Metrics track numerical measurements over time. Prometheus scrapes the /metrics endpoint. Counters, gauges, and histograms capture request rates, queue sizes, and latencies.
Traces follow requests across services. OpenTelemetry sends spans to the OTEL Collector. Tempo stores traces for querying in Grafana.
Architecture
This architecture keeps telemetry collection outside the application. Your code writes to stdout and exposes metrics. The infrastructure handles collection and storage.
Why this approach?
Stdout logging is the twelve-factor app standard. It works everywhere: Docker, Kubernetes, local development. The application does not manage log files or network connections to log aggregators.

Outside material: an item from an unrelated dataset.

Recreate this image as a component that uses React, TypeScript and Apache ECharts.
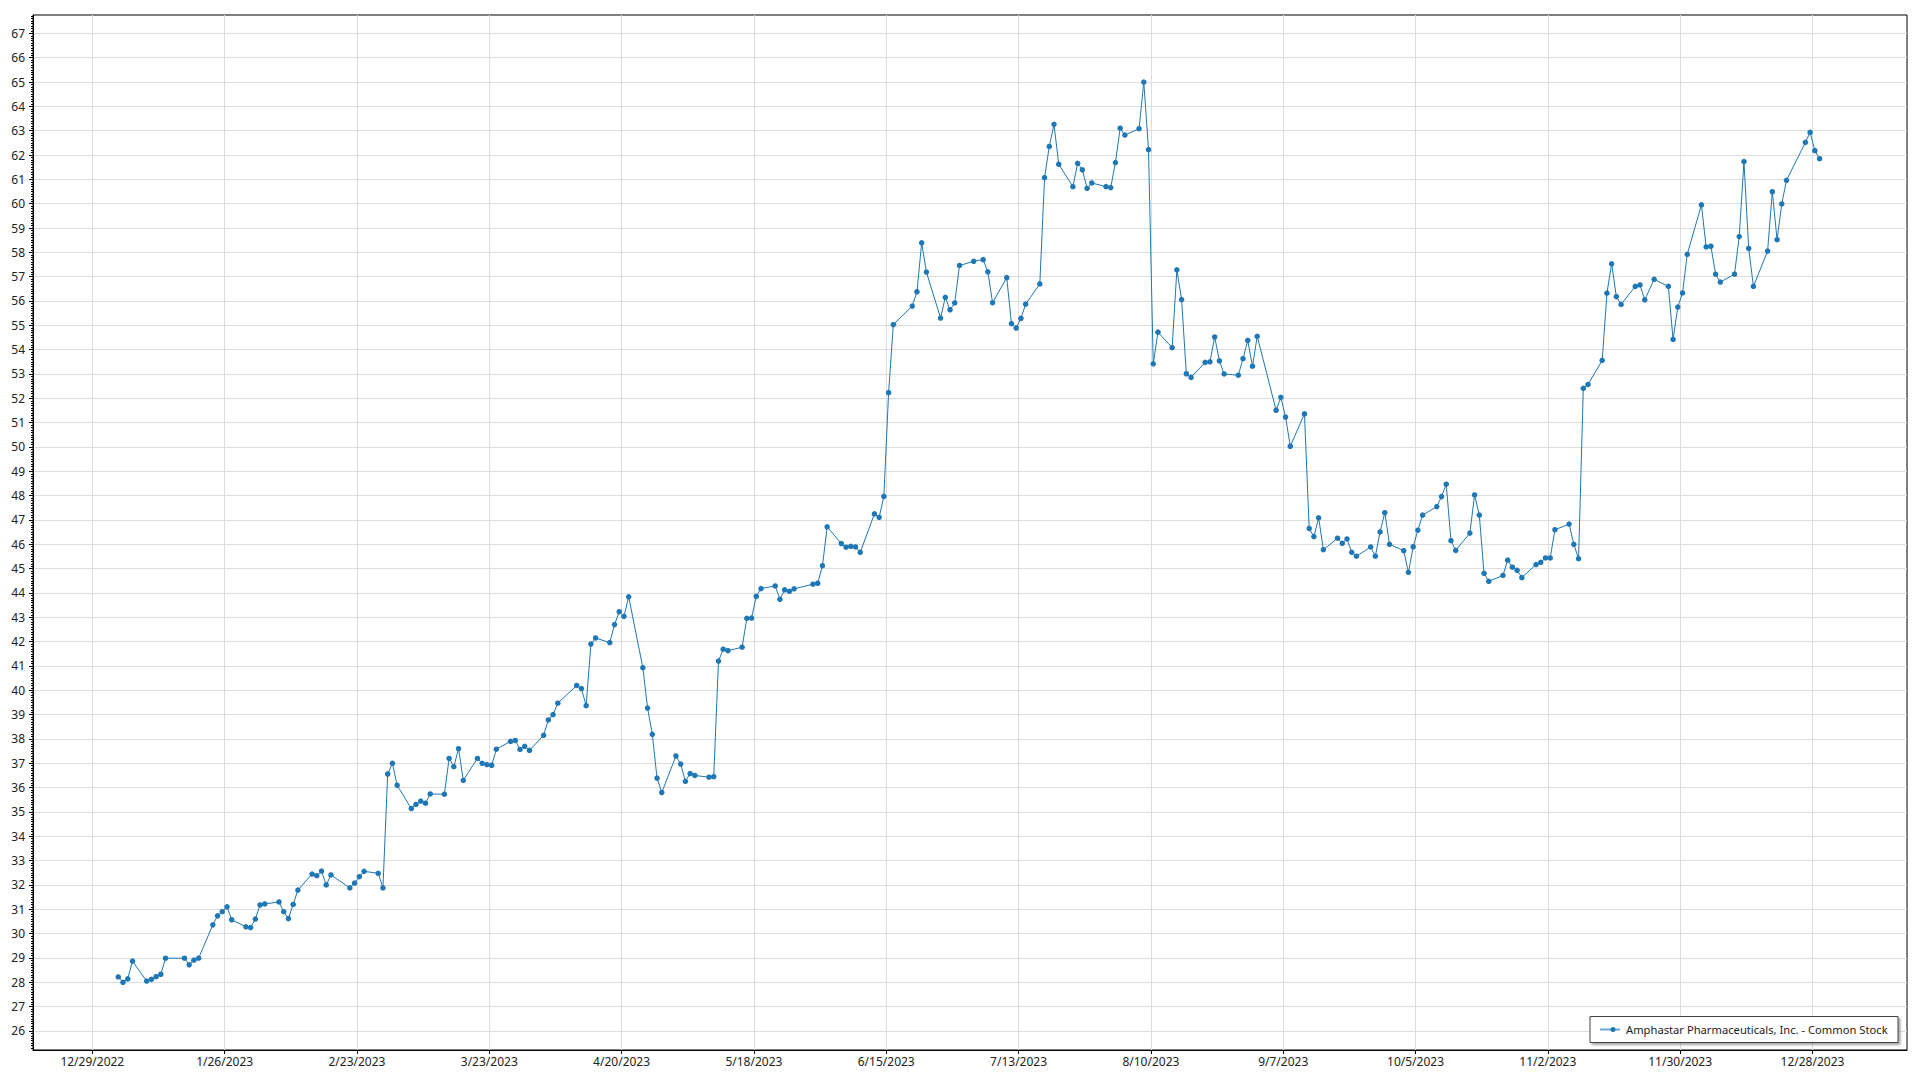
import React, { useEffect, useRef } from 'react';
import * as echarts from 'echarts';

const SERIES_NAME = 'Amphastar Pharmaceuticals, Inc. - Common Stock';
const YEAR = 2023;

// [day of month, closing price]
const jan: [number, number][] = [
  [3, 28.22], [4, 28.0], [5, 28.14], [6, 28.87], [9, 28.05], [10, 28.12], [11, 28.23], [12, 28.33],
  [13, 28.99], [17, 28.99], [18, 28.72], [19, 28.91], [20, 28.99], [23, 30.36], [24, 30.73], [25, 30.9],
  [26, 31.1], [27, 30.57], [30, 30.28], [31, 30.25],
];
const feb: [number, number][] = [
  [1, 30.6], [2, 31.18], [3, 31.22], [6, 31.3], [7, 30.9], [8, 30.62], [9, 31.2], [10, 31.79],
  [13, 32.45], [14, 32.38], [15, 32.57], [16, 32.0], [17, 32.41], [21, 31.88], [22, 32.08], [23, 32.34],
  [24, 32.56], [27, 32.48], [28, 31.88],
];
const mar: [number, number][] = [
  [1, 36.56], [2, 37.0], [3, 36.1], [6, 35.14], [7, 35.31], [8, 35.45], [9, 35.36], [10, 35.74],
  [13, 35.73], [14, 37.2], [15, 36.86], [16, 37.6], [17, 36.3], [20, 37.2], [21, 37.0], [22, 36.95],
  [23, 36.92], [24, 37.58], [27, 37.9], [28, 37.94], [29, 37.57], [30, 37.7], [31, 37.53],
];
const apr: [number, number][] = [
  [3, 38.15], [4, 38.78], [5, 39.0], [6, 39.47], [10, 40.2], [11, 40.07], [12, 39.37], [13, 41.9],
  [14, 42.15], [17, 41.96], [18, 42.7], [19, 43.23], [20, 43.04], [21, 43.84], [24, 40.93], [25, 39.27],
  [26, 38.19], [27, 36.39], [28, 35.8],
];
const may: [number, number][] = [
  [1, 37.3], [2, 36.97], [3, 36.26], [4, 36.58], [5, 36.5], [8, 36.43], [9, 36.45], [10, 41.2],
  [11, 41.69], [12, 41.63], [15, 41.77], [16, 42.96], [17, 42.97], [18, 43.86], [19, 44.18], [22, 44.29],
  [23, 43.74], [24, 44.13], [25, 44.07], [26, 44.17], [30, 44.36], [31, 44.4],
];
const jun: [number, number][] = [
  [1, 45.12], [2, 46.72], [5, 46.03], [6, 45.88], [7, 45.92], [8, 45.89], [9, 45.67], [12, 47.25],
  [13, 47.11], [14, 47.97], [15, 52.23], [16, 55.03], [20, 55.79], [21, 56.38], [22, 58.39], [23, 57.19],
  [26, 55.3], [27, 56.15], [28, 55.64], [29, 55.92], [30, 57.46],
];
const jul: [number, number][] = [
  [3, 57.63], [5, 57.7], [6, 57.2], [7, 55.93], [10, 56.96], [11, 55.07], [12, 54.89], [13, 55.29],
  [14, 55.87], [17, 56.7], [18, 61.07], [19, 62.35], [20, 63.26], [21, 61.62], [24, 60.7], [25, 61.66],
  [26, 61.39], [27, 60.63], [28, 60.85], [31, 60.7],
];
const aug: [number, number][] = [
  [1, 60.66], [2, 61.69], [3, 63.1], [4, 62.82], [7, 63.08], [8, 65.0], [9, 62.22], [10, 53.42],
  [11, 54.72], [14, 54.08], [15, 57.28], [16, 56.06], [17, 53.01], [18, 52.86], [21, 53.48], [22, 53.5],
  [23, 54.52], [24, 53.54], [25, 53.0], [28, 52.95], [29, 53.63], [30, 54.38], [31, 53.32],
];
const sep: [number, number][] = [
  [1, 54.55], [5, 51.51], [6, 52.04], [7, 51.23], [8, 50.03], [11, 51.36], [12, 46.65], [13, 46.32],
  [14, 47.09], [15, 45.78], [18, 46.25], [19, 46.04], [20, 46.22], [21, 45.67], [22, 45.51], [25, 45.89],
  [26, 45.51], [27, 46.51], [28, 47.3], [29, 46.0],
];
const oct: [number, number][] = [
  [2, 45.74], [3, 44.85], [4, 45.9], [5, 46.58], [6, 47.2], [9, 47.55], [10, 47.96], [11, 48.47],
  [12, 46.15], [13, 45.75], [16, 46.46], [17, 48.03], [18, 47.2], [19, 44.81], [20, 44.48], [23, 44.72],
  [24, 45.35], [25, 45.06], [26, 44.93], [27, 44.63], [30, 45.17], [31, 45.26],
];
const nov: [number, number][] = [
  [1, 45.44], [2, 45.44], [3, 46.6], [6, 46.83], [7, 46.0], [8, 45.41], [9, 52.41], [10, 52.57],
  [13, 53.56], [14, 56.32], [15, 57.53], [16, 56.18], [17, 55.86], [20, 56.6], [21, 56.66], [22, 56.05],
  [24, 56.89], [27, 56.6], [28, 54.42], [29, 55.75], [30, 56.33],
];
const dec: [number, number][] = [
  [1, 57.92], [4, 59.95], [5, 58.22], [6, 58.25], [7, 57.1], [8, 56.78], [11, 57.1], [12, 58.65],
  [13, 61.73], [14, 58.16], [15, 56.6], [18, 58.05], [19, 60.49], [20, 58.52], [21, 59.99], [22, 60.96],
  [26, 62.52], [27, 62.93], [28, 62.18], [29, 61.85],
];
const MONTHS = [jan, feb, mar, apr, may, jun, jul, aug, sep, oct, nov, dec];

const xTickLabels = [
  '12/29/2022', '1/26/2023', '2/23/2023', '3/23/2023', '4/20/2023', '5/18/2023', '6/15/2023',
  '7/13/2023', '8/10/2023', '9/7/2023', '10/5/2023', '11/2/2023', '11/30/2023', '12/28/2023',
];
const yTickValues = [
  26, 27, 28, 29, 30, 31, 32, 33, 34, 35, 36, 37, 38, 39, 40, 41, 42, 43, 44, 45, 46, 47,
  48, 49, 50, 51, 52, 53, 54, 55, 56, 57, 58, 59, 60, 61, 62, 63, 64, 65, 66, 67,
];

const DAY = 86400000;
const parseMDY = (s: string) => {
  const [m, d, y] = s.split('/').map(Number);
  return Date.UTC(y, m - 1, d);
};

export default function App() {
  const ref = useRef<HTMLDivElement>(null);

  useEffect(() => {
    if (!ref.current) return;
    const chart = echarts.init(ref.current, null, { renderer: 'svg' });

    const data: [number, number][] = [];
    MONTHS.forEach((month, mi) => {
      month.forEach(([d, v]) => data.push([Date.UTC(YEAR, mi, d, 12), v]));
    });

    const xTicks = xTickLabels.map(parseMDY);
    const labelMap = new Map<number, string>();
    xTicks.forEach((t, i) => labelMap.set(t, xTickLabels[i]));
    const origin = xTicks[0];

    const yMin = 25.217;
    const yMax = 67.754;
    const minor: number[] = [];
    for (let i = Math.ceil(yMin * 10); i <= Math.floor(yMax * 10); i++) minor.push(i / 10);

    const font = "'Segoe UI', 'Noto Sans', 'Open Sans', sans-serif";

    // legend box geometry (pixels)
    const lgX = 1590;
    const lgY = 1016.5;
    const lgW = 308;
    const lgH = 26;
    const lgMid = lgY + lgH / 2;

    chart.setOption({
      animation: false,
      backgroundColor: '#ffffff',
      grid: {
        left: 33,
        right: 13,
        top: 15,
        bottom: 30,
        show: true,
        borderColor: '#000000',
        borderWidth: 1,
        containLabel: false,
      },
      graphic: [
        {
          type: 'rect',
          z: 100,
          shape: { x: lgX, y: lgY, width: lgW, height: lgH },
          style: {
            fill: '#ffffff',
            stroke: '#444444',
            lineWidth: 1,
            shadowColor: 'rgba(0,0,0,0.35)',
            shadowBlur: 2,
            shadowOffsetX: 2,
            shadowOffsetY: 2,
          },
        },
        {
          type: 'line',
          z: 101,
          shape: { x1: lgX + 10, y1: lgMid, x2: lgX + 30, y2: lgMid },
          style: { stroke: '#6aa6d8', lineWidth: 2 },
        },
        {
          type: 'circle',
          z: 102,
          shape: { cx: lgX + 23, cy: lgMid, r: 2.5 },
          style: { fill: '#1f77b4' },
        },
        {
          type: 'text',
          z: 102,
          x: lgX + 36,
          y: lgMid,
          style: {
            text: SERIES_NAME,
            fill: '#222222',
            font: `11.2px ${font}`,
            verticalAlign: 'middle',
            align: 'left',
          },
        },
      ],
      xAxis: {
        type: 'value',
        min: origin - 12.55 * DAY,
        max: origin + 384 * DAY,
        axisLine: { show: true, lineStyle: { color: '#000000', width: 1 } },
        axisTick: { show: true, length: 4, customValues: xTicks, lineStyle: { color: '#000000' } },
        axisLabel: {
          show: true,
          customValues: xTicks,
          margin: 5,
          color: '#222222',
          fontFamily: font,
          fontSize: 12,
          formatter: (v: number) => labelMap.get(Math.round(v)) ?? '',
        },
        splitLine: { show: true, lineStyle: { color: '#dddddd', width: 1 } },
      },
      yAxis: [
        {
          type: 'value',
          min: yMin,
          max: yMax,
          axisLine: { show: true, lineStyle: { color: '#000000', width: 1 } },
          axisTick: { show: true, length: 4, customValues: yTickValues, lineStyle: { color: '#000000' } },
          axisLabel: {
            show: true,
            customValues: yTickValues,
            margin: 8,
            color: '#222222',
            fontFamily: font,
            fontSize: 12,
            formatter: (v: number) => String(Math.round(v)),
          },
          splitLine: { show: true, lineStyle: { color: '#dddddd', width: 1 } },
        },
        {
          type: 'value',
          position: 'left',
          offset: 0,
          min: yMin,
          max: yMax,
          axisLine: { show: false },
          axisTick: { show: true, length: 2, customValues: minor, lineStyle: { color: '#000000' } },
          axisLabel: { show: false },
          splitLine: { show: false },
        },
      ],
      series: [
        {
          name: SERIES_NAME,
          type: 'line',
          xAxisIndex: 0,
          yAxisIndex: 0,
          data,
          symbol: 'circle',
          symbolSize: 5.5,
          showSymbol: true,
          itemStyle: { color: '#1f77b4' },
          lineStyle: { color: '#1f77b4', width: 1 },
        },
      ],
    });

    return () => chart.dispose();
  }, []);

  return (
    <div
      ref={ref}
      style={{ position: 'absolute', left: 0, top: 0, width: 1920, height: 1080, background: '#ffffff' }}
    />
  );
}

OTEL Collector decouples your application from backends. You can switch from Tempo to Jaeger without code changes. The collector handles batching, retries, and routing.
Prometheus pull model gives operators control. They configure what to scrape and how often. Applications expose metrics without knowing the collection infrastructure.
Tutorial: Adding observability to your service
This tutorial shows you how to add logging, metrics, and tracing to a new service.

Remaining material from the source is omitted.